Nunn is also co-director of the West End's longest-running musical in history, Les Miserables - now in its 34th year. It's a show that he first co-directed with John Caird for the RSC, then based at the Barbican, back in 1985. It subsequently transferred to the West End, where it has been ever since; and went on to conquer the globe, including award-winning runs on Broadway. Today, there's a creative controversy over producer Cameron Mackintosh's announcement to now replace that original production with a revised, more streamlined touring version that was originally staged in 2009.
Nunn refuses to comment publicly on his feelings about this, though he's keen to point out his and Caird's own contributions to the show's success. "I am absolutely able to comment that what I was given was a tape of the concert presentation done in a sports stadium in Paris, and that it began about a third of the way through the story - and it didn't include the most important incident in the entire story where Valjean meets the Bishop of Digne, which changes him from someone bestial into someone who understands generosity and forgiveness. On the tape I received, the show ended on the barricade; there wasn't Empty Chairs, Empty Tables and no Stars, either."
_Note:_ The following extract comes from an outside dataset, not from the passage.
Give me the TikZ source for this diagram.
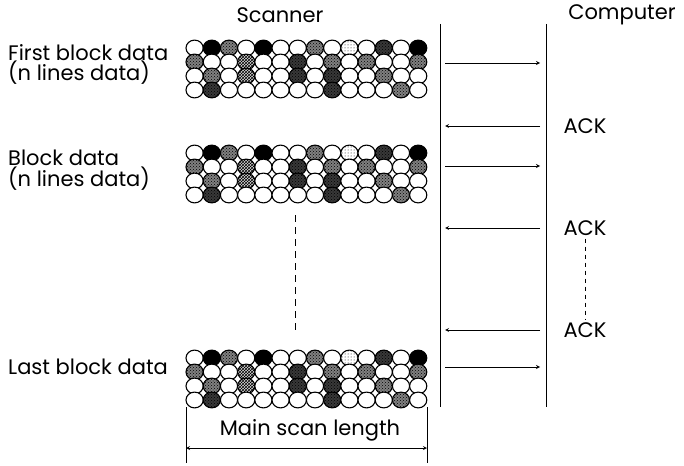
\documentclass[tikz,border=0pt]{standalone}
\usepackage{fontspec}
\setmainfont{Poppins}
\usepackage{tikz}
\usetikzlibrary{shapes,arrows,positioning,patterns}
\newcommand{\labfont}{\fontsize{21}{24}\selectfont}

\begin{document}
\begin{tikzpicture}[x=1pt, y=-1pt,
    cell/.style={ellipse, draw, line width=1.1pt, minimum width=17.2pt,
                 minimum height=15.8pt, inner sep=0pt},
    cell0/.style={cell, fill=white},
    cell1/.style={cell, fill=black},
    cell2/.style={cell, preaction={fill=black!50}, pattern=crosshatch dots},
    cell3/.style={cell, preaction={fill=white}, pattern=dots},
    cell4/.style={cell, preaction={fill=black!78}, pattern=crosshatch dots},
    cell5/.style={cell, preaction={fill=black!15}, pattern=crosshatch},
    label/.style={font=\labfont, anchor=west, inner sep=0pt},
    title/.style={font=\labfont, inner sep=0pt},
    arrow/.style={->, >=stealth, line width=0.8pt},
    lifeline/.style={line width=0.8pt}
]
\useasboundingbox (0,0) rectangle (684,465);

% Titles
\node[title] (scanner) at (280,15) {Scanner};
\node[title] (computer) at (622,15) {Computer};

% Data blocks
\foreach \blk/\ytop in {first/48, mid/153, last/358} {
  \foreach \row/\codes in {0/{0,1,2,0,1,0,0,2,0,3,0,4,0,1},
                           1/{2,0,0,5,0,0,4,0,2,0,2,0,0,2},
                           2/{0,2,0,5,0,0,4,0,4,0,0,2,0,0},
                           3/{0,4,0,0,0,0,0,0,4,0,0,0,2,0}} {
    \foreach \s [count=\c] in \codes {
      \node[cell\s] (\blk-\row-\c) at ({177.4+17.2*\c}, {\ytop+14*\row}) {};
    }
  }
}

% Block labels
\node[label] (firstlab) at (8,53) {First block data};
\node[label] (firstsub) at (8,73) {(n lines data)};
\node[label] (midlab) at (8,158) {Block data};
\node[label] (midsub) at (8,179) {(n lines data)};
\node[label] (lastlab) at (8,367) {Last block data};

% Lifelines
\coordinate (stop) at (440,24);
\coordinate (sbot) at (440,407);
\coordinate (ctop) at (546,24);
\coordinate (cbot) at (546,407);
\draw[lifeline] (stop) -- (sbot);
\draw[lifeline] (ctop) -- (cbot);

% Message ends
\foreach \m/\y in {1/63, 2/126, 3/166, 4/228, 5/330, 6/367} {
  \coordinate (s\m) at (445,\y);
  \coordinate (c\m) at (540,\y);
}

% Data and ACK messages
\draw[arrow] (s1) -- (c1);
\draw[arrow] (c2) -- (s2);
\draw[arrow] (s3) -- (c3);
\draw[arrow] (c4) -- (s4);
\draw[arrow] (c5) -- (s5);
\draw[arrow] (s6) -- (c6);

\node[title] (ack1) at (585,126) {ACK};
\node[title] (ack2) at (585,228) {ACK};
\node[title] (ack3) at (585,330) {ACK};
\draw[dashed, line width=0.8pt, dash pattern=on 4pt off 4pt] ([yshift=-3pt]ack2.south) -- ([yshift=3pt]ack3.north);

% Omitted blocks
\coordinate (gapa) at (295,215);
\coordinate (gapb) at (295,333);
\draw[line width=1pt, dash pattern=on 7pt off 5pt] (gapa) -- (gapb);

% Main scan length
\coordinate (mltop) at (186,407);
\coordinate (mlbot) at (186,463);
\coordinate (mrtop) at (427,407);
\coordinate (mrbot) at (427,463);
\coordinate (ml) at (186,448);
\coordinate (mr) at (427,448);
\draw[lifeline] (mltop) -- (mlbot);
\draw[lifeline] (mrtop) -- (mrbot);
\draw[arrow, <->] (ml) -- (mr);
\node[title] (mainlen) at (310,430) {Main scan length};

\end{tikzpicture}
\end{document}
He's earned a long and handsome royalty for the last 34 years, but it seems his and Caird's creative contributions will no longer be rewarded. And he talks about "a fascinating stand-off in New York" that has just occurred between Equity and the Broadway League [that represents producers and theatre owners] about how "the original actors who work on the creation of a show ought in one way or another to be involved in its profitability."
That's the business of show; and though Nunn is also a master showman. He also has a number of other projects brewing: a brand-new Stephen Schwartz musical, now called Making Magic, about Mozart composing "The Magic Flute", that was premiered in Vienna in 2017, is now eyeing a West End or Broadway production; and a new musical version of "The Third Man", scored by George Fenton, with lyrics by Don Black and book by Christopher Hampton. He's an unstoppable life force in theatre.